### SET TASK
Produce a word-for-word copy of the listing below without its pictures.

#####

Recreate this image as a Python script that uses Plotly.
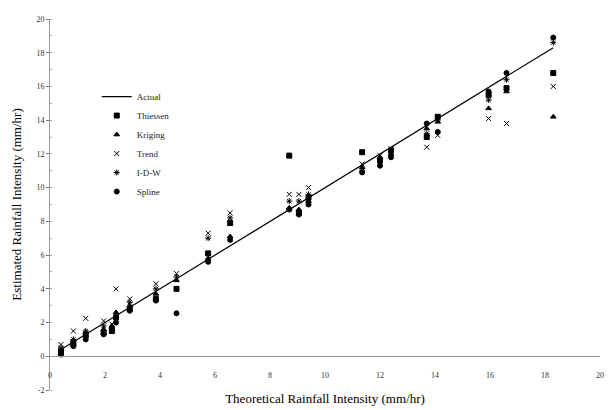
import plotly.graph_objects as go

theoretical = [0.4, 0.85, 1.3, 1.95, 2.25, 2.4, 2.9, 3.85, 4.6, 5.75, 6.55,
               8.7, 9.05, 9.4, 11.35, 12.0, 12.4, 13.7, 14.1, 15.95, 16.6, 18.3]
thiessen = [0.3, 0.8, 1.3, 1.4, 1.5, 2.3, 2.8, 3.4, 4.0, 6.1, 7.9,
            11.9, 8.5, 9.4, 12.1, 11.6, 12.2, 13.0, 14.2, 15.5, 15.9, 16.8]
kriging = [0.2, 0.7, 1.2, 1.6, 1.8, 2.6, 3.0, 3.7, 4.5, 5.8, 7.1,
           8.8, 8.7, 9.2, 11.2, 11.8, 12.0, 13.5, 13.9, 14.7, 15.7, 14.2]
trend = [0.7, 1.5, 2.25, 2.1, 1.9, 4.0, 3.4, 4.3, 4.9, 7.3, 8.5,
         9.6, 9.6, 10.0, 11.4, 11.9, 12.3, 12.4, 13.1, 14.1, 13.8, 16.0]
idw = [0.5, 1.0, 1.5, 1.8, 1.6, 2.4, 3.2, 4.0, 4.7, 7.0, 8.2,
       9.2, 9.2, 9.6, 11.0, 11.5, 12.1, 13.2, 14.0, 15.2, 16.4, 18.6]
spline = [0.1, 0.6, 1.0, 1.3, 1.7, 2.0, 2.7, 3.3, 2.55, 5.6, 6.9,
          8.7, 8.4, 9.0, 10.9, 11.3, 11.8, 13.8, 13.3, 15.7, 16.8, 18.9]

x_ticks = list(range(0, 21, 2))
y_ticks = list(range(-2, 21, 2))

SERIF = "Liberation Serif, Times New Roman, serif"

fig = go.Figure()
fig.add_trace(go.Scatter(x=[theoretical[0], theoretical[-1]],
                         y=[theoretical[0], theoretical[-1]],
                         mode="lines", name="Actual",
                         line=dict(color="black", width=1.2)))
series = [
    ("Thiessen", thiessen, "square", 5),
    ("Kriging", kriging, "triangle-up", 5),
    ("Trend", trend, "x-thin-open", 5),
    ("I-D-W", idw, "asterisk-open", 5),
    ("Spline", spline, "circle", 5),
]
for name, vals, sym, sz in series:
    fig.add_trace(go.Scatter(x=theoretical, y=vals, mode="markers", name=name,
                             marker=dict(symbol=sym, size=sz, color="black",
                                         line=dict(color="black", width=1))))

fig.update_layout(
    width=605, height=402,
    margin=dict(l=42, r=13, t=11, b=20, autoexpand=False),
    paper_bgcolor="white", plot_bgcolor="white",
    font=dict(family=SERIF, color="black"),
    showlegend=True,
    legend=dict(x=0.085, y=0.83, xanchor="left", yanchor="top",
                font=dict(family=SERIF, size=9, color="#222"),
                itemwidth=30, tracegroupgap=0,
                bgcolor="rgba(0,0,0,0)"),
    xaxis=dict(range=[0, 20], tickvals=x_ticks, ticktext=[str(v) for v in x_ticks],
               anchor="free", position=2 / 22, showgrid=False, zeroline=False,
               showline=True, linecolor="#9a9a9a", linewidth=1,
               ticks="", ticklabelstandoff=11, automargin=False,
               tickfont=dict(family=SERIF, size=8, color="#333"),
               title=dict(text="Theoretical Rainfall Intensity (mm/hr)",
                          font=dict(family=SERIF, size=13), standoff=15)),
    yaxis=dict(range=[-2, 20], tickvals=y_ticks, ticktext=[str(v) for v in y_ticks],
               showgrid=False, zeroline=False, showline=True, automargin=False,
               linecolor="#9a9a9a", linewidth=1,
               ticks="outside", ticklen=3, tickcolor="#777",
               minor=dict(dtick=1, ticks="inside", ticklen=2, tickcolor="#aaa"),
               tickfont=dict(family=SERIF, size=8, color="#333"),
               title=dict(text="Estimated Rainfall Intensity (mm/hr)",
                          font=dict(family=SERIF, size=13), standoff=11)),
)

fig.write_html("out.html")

#####

### TASK ANSWER
Recreate this image as a Python script that uses Plotly.
import plotly.graph_objects as go

theoretical = [0.4, 0.85, 1.3, 1.95, 2.25, 2.4, 2.9, 3.85, 4.6, 5.75, 6.55,
               8.7, 9.05, 9.4, 11.35, 12.0, 12.4, 13.7, 14.1, 15.95, 16.6, 18.3]
thiessen = [0.3, 0.8, 1.3, 1.4, 1.5, 2.3, 2.8, 3.4, 4.0, 6.1, 7.9,
            11.9, 8.5, 9.4, 12.1, 11.6, 12.2, 13.0, 14.2, 15.5, 15.9, 16.8]
kriging = [0.2, 0.7, 1.2, 1.6, 1.8, 2.6, 3.0, 3.7, 4.5, 5.8, 7.1,
           8.8, 8.7, 9.2, 11.2, 11.8, 12.0, 13.5, 13.9, 14.7, 15.7, 14.2]
trend = [0.7, 1.5, 2.25, 2.1, 1.9, 4.0, 3.4, 4.3, 4.9, 7.3, 8.5,
         9.6, 9.6, 10.0, 11.4, 11.9, 12.3, 12.4, 13.1, 14.1, 13.8, 16.0]
idw = [0.5, 1.0, 1.5, 1.8, 1.6, 2.4, 3.2, 4.0, 4.7, 7.0, 8.2,
       9.2, 9.2, 9.6, 11.0, 11.5, 12.1, 13.2, 14.0, 15.2, 16.4, 18.6]
spline = [0.1, 0.6, 1.0, 1.3, 1.7, 2.0, 2.7, 3.3, 2.55, 5.6, 6.9,
          8.7, 8.4, 9.0, 10.9, 11.3, 11.8, 13.8, 13.3, 15.7, 16.8, 18.9]

x_ticks = list(range(0, 21, 2))
y_ticks = list(range(-2, 21, 2))

SERIF = "Liberation Serif, Times New Roman, serif"

fig = go.Figure()
fig.add_trace(go.Scatter(x=[theoretical[0], theoretical[-1]],
                         y=[theoretical[0], theoretical[-1]],
                         mode="lines", name="Actual",
                         line=dict(color="black", width=1.2)))
series = [
    ("Thiessen", thiessen, "square", 5),
    ("Kriging", kriging, "triangle-up", 5),
    ("Trend", trend, "x-thin-open", 5),
    ("I-D-W", idw, "asterisk-open", 5),
    ("Spline", spline, "circle", 5),
]
for name, vals, sym, sz in series:
    fig.add_trace(go.Scatter(x=theoretical, y=vals, mode="markers", name=name,
                             marker=dict(symbol=sym, size=sz, color="black",
                                         line=dict(color="black", width=1))))

fig.update_layout(
    width=605, height=402,
    margin=dict(l=42, r=13, t=11, b=20, autoexpand=False),
    paper_bgcolor="white", plot_bgcolor="white",
    font=dict(family=SERIF, color="black"),
    showlegend=True,
    legend=dict(x=0.085, y=0.83, xanchor="left", yanchor="top",
                font=dict(family=SERIF, size=9, color="#222"),
                itemwidth=30, tracegroupgap=0,
                bgcolor="rgba(0,0,0,0)"),
    xaxis=dict(range=[0, 20], tickvals=x_ticks, ticktext=[str(v) for v in x_ticks],
               anchor="free", position=2 / 22, showgrid=False, zeroline=False,
               showline=True, linecolor="#9a9a9a", linewidth=1,
               ticks="", ticklabelstandoff=11, automargin=False,
               tickfont=dict(family=SERIF, size=8, color="#333"),
               title=dict(text="Theoretical Rainfall Intensity (mm/hr)",
                          font=dict(family=SERIF, size=13), standoff=15)),
    yaxis=dict(range=[-2, 20], tickvals=y_ticks, ticktext=[str(v) for v in y_ticks],
               showgrid=False, zeroline=False, showline=True, automargin=False,
               linecolor="#9a9a9a", linewidth=1,
               ticks="outside", ticklen=3, tickcolor="#777",
               minor=dict(dtick=1, ticks="inside", ticklen=2, tickcolor="#aaa"),
               tickfont=dict(family=SERIF, size=8, color="#333"),
               title=dict(text="Estimated Rainfall Intensity (mm/hr)",
                          font=dict(family=SERIF, size=13), standoff=11)),
)

fig.write_html("out.html")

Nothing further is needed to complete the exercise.